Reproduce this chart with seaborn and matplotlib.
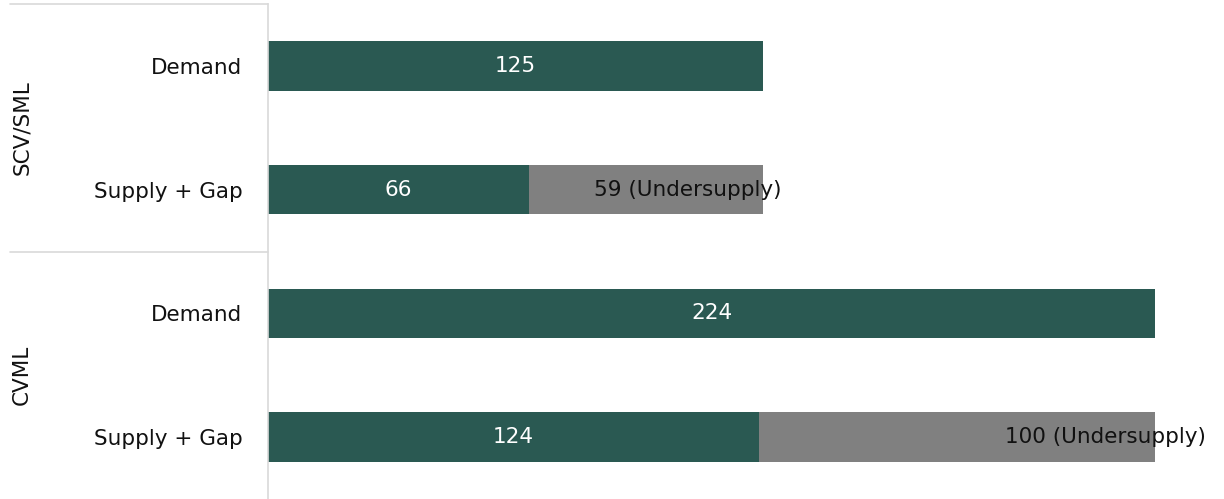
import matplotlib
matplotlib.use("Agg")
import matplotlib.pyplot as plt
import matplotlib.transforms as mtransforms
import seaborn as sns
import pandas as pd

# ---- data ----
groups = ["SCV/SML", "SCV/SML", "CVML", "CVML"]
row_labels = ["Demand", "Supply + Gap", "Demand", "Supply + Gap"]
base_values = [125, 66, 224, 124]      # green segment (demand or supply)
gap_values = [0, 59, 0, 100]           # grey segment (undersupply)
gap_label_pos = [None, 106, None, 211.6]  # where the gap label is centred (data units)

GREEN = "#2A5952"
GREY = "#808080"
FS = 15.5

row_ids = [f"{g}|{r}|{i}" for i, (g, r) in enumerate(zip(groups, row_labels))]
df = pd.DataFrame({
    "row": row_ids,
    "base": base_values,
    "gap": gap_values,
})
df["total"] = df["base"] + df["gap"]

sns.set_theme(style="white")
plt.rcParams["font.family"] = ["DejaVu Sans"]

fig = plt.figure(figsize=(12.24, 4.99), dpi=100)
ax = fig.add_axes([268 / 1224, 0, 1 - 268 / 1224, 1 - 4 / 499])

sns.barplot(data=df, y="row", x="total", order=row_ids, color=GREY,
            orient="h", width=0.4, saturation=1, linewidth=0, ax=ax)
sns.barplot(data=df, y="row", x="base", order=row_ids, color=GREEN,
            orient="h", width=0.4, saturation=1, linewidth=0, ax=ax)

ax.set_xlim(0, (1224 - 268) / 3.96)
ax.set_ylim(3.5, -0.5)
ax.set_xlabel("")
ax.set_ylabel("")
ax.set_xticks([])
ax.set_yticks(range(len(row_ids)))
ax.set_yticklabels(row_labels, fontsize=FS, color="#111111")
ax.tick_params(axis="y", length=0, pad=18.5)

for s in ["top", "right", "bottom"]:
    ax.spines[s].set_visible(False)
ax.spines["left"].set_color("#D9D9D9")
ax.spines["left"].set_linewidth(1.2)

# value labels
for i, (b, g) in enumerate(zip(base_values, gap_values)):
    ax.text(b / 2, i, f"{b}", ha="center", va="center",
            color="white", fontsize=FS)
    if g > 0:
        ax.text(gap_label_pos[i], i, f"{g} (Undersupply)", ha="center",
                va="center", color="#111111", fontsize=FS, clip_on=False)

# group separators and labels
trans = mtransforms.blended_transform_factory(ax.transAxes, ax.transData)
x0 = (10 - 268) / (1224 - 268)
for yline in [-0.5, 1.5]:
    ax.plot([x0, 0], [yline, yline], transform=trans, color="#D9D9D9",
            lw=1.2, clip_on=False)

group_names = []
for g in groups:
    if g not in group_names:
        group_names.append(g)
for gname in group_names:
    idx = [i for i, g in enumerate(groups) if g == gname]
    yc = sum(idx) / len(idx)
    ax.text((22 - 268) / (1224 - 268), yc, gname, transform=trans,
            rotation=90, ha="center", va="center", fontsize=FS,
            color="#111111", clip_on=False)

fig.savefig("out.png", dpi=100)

+++++

WHAT YOU ARE ASKED TO DO
From the data above, write out everything exactly except the pictures.

FINISHED TASK
Reproduce this chart with seaborn and matplotlib.
import matplotlib
matplotlib.use("Agg")
import matplotlib.pyplot as plt
import matplotlib.transforms as mtransforms
import seaborn as sns
import pandas as pd

# ---- data ----
groups = ["SCV/SML", "SCV/SML", "CVML", "CVML"]
row_labels = ["Demand", "Supply + Gap", "Demand", "Supply + Gap"]
base_values = [125, 66, 224, 124]      # green segment (demand or supply)
gap_values = [0, 59, 0, 100]           # grey segment (undersupply)
gap_label_pos = [None, 106, None, 211.6]  # where the gap label is centred (data units)

GREEN = "#2A5952"
GREY = "#808080"
FS = 15.5

row_ids = [f"{g}|{r}|{i}" for i, (g, r) in enumerate(zip(groups, row_labels))]
df = pd.DataFrame({
    "row": row_ids,
    "base": base_values,
    "gap": gap_values,
})
df["total"] = df["base"] + df["gap"]

sns.set_theme(style="white")
plt.rcParams["font.family"] = ["DejaVu Sans"]

fig = plt.figure(figsize=(12.24, 4.99), dpi=100)
ax = fig.add_axes([268 / 1224, 0, 1 - 268 / 1224, 1 - 4 / 499])

sns.barplot(data=df, y="row", x="total", order=row_ids, color=GREY,
            orient="h", width=0.4, saturation=1, linewidth=0, ax=ax)
sns.barplot(data=df, y="row", x="base", order=row_ids, color=GREEN,
            orient="h", width=0.4, saturation=1, linewidth=0, ax=ax)

ax.set_xlim(0, (1224 - 268) / 3.96)
ax.set_ylim(3.5, -0.5)
ax.set_xlabel("")
ax.set_ylabel("")
ax.set_xticks([])
ax.set_yticks(range(len(row_ids)))
ax.set_yticklabels(row_labels, fontsize=FS, color="#111111")
ax.tick_params(axis="y", length=0, pad=18.5)

for s in ["top", "right", "bottom"]:
    ax.spines[s].set_visible(False)
ax.spines["left"].set_color("#D9D9D9")
ax.spines["left"].set_linewidth(1.2)

# value labels
for i, (b, g) in enumerate(zip(base_values, gap_values)):
    ax.text(b / 2, i, f"{b}", ha="center", va="center",
            color="white", fontsize=FS)
    if g > 0:
        ax.text(gap_label_pos[i], i, f"{g} (Undersupply)", ha="center",
                va="center", color="#111111", fontsize=FS, clip_on=False)

# group separators and labels
trans = mtransforms.blended_transform_factory(ax.transAxes, ax.transData)
x0 = (10 - 268) / (1224 - 268)
for yline in [-0.5, 1.5]:
    ax.plot([x0, 0], [yline, yline], transform=trans, color="#D9D9D9",
            lw=1.2, clip_on=False)

group_names = []
for g in groups:
    if g not in group_names:
        group_names.append(g)
for gname in group_names:
    idx = [i for i, g in enumerate(groups) if g == gname]
    yc = sum(idx) / len(idx)
    ax.text((22 - 268) / (1224 - 268), yc, gname, transform=trans,
            rotation=90, ha="center", va="center", fontsize=FS,
            color="#111111", clip_on=False)

fig.savefig("out.png", dpi=100)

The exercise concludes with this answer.